Accra, Aug 14, GNA – Political parties under the Institute of Economic Affairs (IEA) Ghana Political Parties Programme (GPPP) have made proposals for electoral reforms in order to enhance the electoral system.

The political parties comprised those with representations in parliament such as the National Democratic Congress, New Patriotic Party, People’s National Convention and the Convention People’s Party, as well those with no parliamentary representations.

Speaking at the IEA National Stakeholder Workshop on electoral reforms in Accra Dr Ransford Gyampo, a Senior Research Fellow at IEA and Coordinator of GPPP, said two workshops were held for the political parties by the IEA as part of its commitment to deepen Ghana’s democracy to discuss and review Ghana’s electoral system with a view to proposing reforms in the wake of the problems that emerged after the 2012 general elections.

He said the discussion was focused on the role and power of the Electoral Commission (EC) in the conduct of elections, biometric voter registration, voting and documents of the polls, E-voting, elections security and election petitions.

He said after the review by the political parties which was very constructive, they recommended that the EC should work with defined programmes and published timelines to ensure certainty in the implementation of the programmes.

They also recommended that there should be a fixed number of constituencies to be reviewed periodically in accordance with the law and in line population movement as well as paving the way not to limit members of parliament to one district assembly.
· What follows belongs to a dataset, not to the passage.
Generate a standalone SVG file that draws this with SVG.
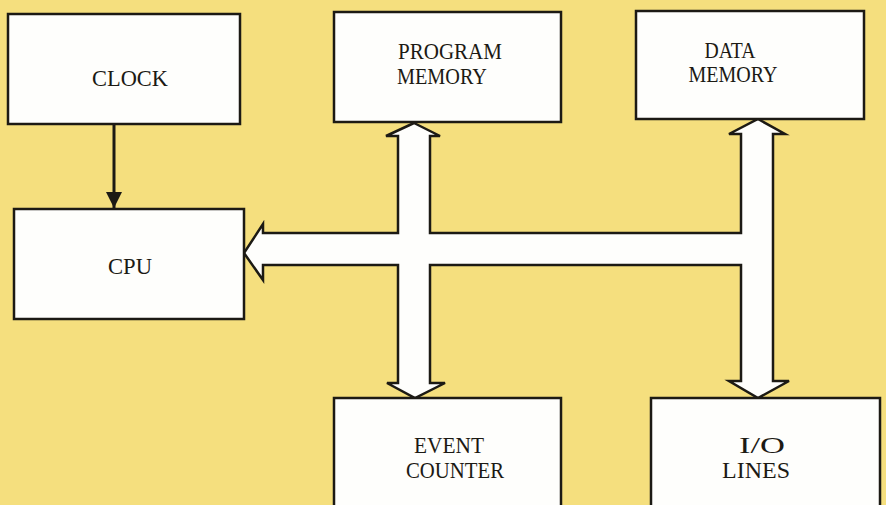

‘The parties recommended the joint training for party electoral officials, party agents and security personnel to ensure collaboration on voting day, in addition to empowering the EC to go to court to delete the names of unqualified persons on the voter register,’ he said.

Dr Gyampo said the parties also agreed that the provision in the regulations which states that ‘no verification no vote’ must be maintained and enforced, while the EC conducts sustained and continuous voter registration subject to periodic rigorous auditing of the registers to maintain their integrity instead of the one-off registration of voters.

They also recommended that the security of the polling station should be under the command of the Presiding Officer whilst amending section 46 of Act 284, the Representations of People’s Act which requires written consent of the Attorney General before election related crimes could be prosecuted, to allow the Police to carry out prosecution of all electoral offences.

The parties recommended that presidential elections should be held in November, so that if there is the need for a run-off or challenge, it may be disposed off before the president is sworn in.

Dr Gyampo said, with regard to the E-voting, the political parties recommended that, even though it has some merits, there is the need to do some extensive study and preparatory work by the EC for future implementation.

‘While we urge the EC to listen and fully take the proposals on board, we also call on the media, civil society organisations and all stakeholders not to rest on their oars within this inter-election period but to work and cooperate with the EC to ensure that the proposals are fully implemented to the letter,’ he said.